======== Exercise data
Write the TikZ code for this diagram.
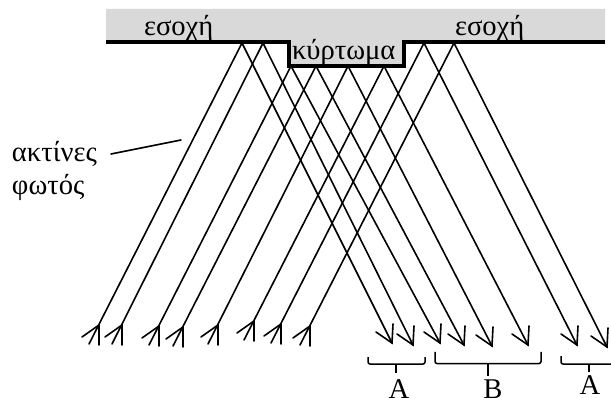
\documentclass[tikz,border=0pt]{standalone}
\usepackage{fontspec}
\setmainfont{Liberation Serif}
\tikzset{
  x=1pt,y=-1pt,
  ray/.style={draw=black,line width=1.6pt,line cap=round,line join=miter},
  surface/.style={draw=black,line width=4pt,line join=miter},
  brace/.style={draw=black,line width=1.5pt,rounded corners=2pt},
  stem/.style={draw=black,line width=2pt},
  lbl/.style={inner sep=0pt,outer sep=0pt,anchor=base west,font=\fontsize{28.6}{28.6}\selectfont},
  lblc/.style={inner sep=0pt,outer sep=0pt,anchor=base,font=\fontsize{28.6}{28.6}\selectfont}
}
\begin{document}
\begin{tikzpicture}
\useasboundingbox (0,0) rectangle (611,398);
\clip (0,0) rectangle (611,398);
\fill[fill=black!15] (106,9) -- (605,9) -- (605,42.5) -- (404,42.5) -- (404,66) -- (289,66) -- (289,42.5) -- (106,42.5) -- cycle;
\draw[surface] (106,42.5) -- (289,42.5) -- (289,66) -- (404,66) -- (404,42.5) -- (605,42.5);
\foreach \bx/\by/\tx/\ty/\ex/\ey in {
  99/325/242/43/392/343,
  122/325/263/43/413/345,
  159/326/291/66/440/343,
  183/327/316/66/464/345,
  218/325/348/66/492/346,
  254/321/384/66/528/345,
  281/324/424/43/577/345,
  310/326/454/43/607/347}{
  \draw[ray] (\bx-10,\by+19) -- (\tx,\ty) -- (\ex,\ey);
  \draw[ray] (\bx-17,\by+12) -- (\bx,\by) -- (\bx,\by+20);
  \draw[ray] (\ex-16,\ey-11) -- (\ex,\ey) -- (\ex+1,\ey-19);
}
\coordinate (leaderA) at (181,140);
\node[lbl] (es1) at (144,36) {εσοχή};
\node[lbl] (es2) at (455,36) {εσοχή};
\node[lbl] (kyrt) at (292,60) {κύρτωμα};
\node[lbl] (akt) at (12,162) {ακτίνες};
\node[lbl] (fot) at (12,195) {φωτός};
\coordinate (leaderB) at (111,154);
\draw[ray] (leaderB) -- (leaderA);
\draw[brace] (368,357) -- (368,364) -- (425,364) -- (425,357);
\draw[stem] (396,364) -- (396,373);
\draw[brace] (435,352) -- (435,363.5) -- (541,363.5) -- (541,352);
\draw[stem] (488,363.5) -- (488,376);
\draw[brace] (561,356) -- (561,364) -- (620,364);
\draw[stem] (589,364) -- (589,372);
\node[lblc] (a1) at (399,398) {A};
\node[lblc] (b1) at (493,398) {B};
\node[lblc] (a2) at (590,394) {A};
\end{tikzpicture}
\end{document}
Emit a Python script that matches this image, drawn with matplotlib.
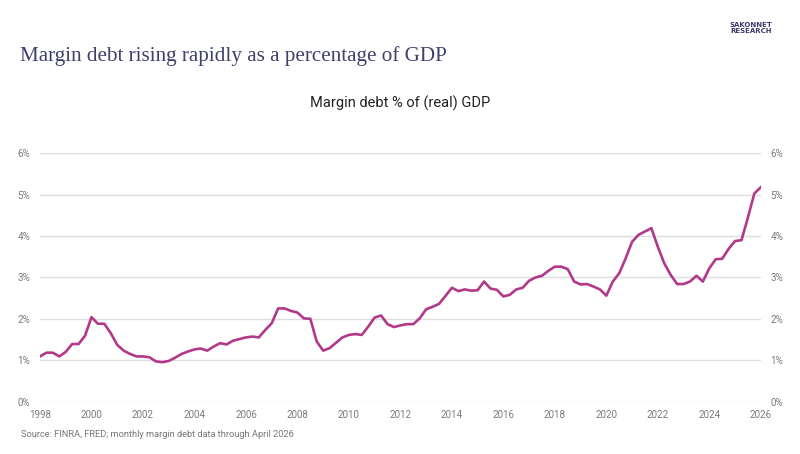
================
■ **Written instruction**
Show the lines of the material that contain the word "this".

■ **Solved exercise**
Write the TikZ code for this diagram.
Emit a Python script that matches this image, drawn with matplotlib.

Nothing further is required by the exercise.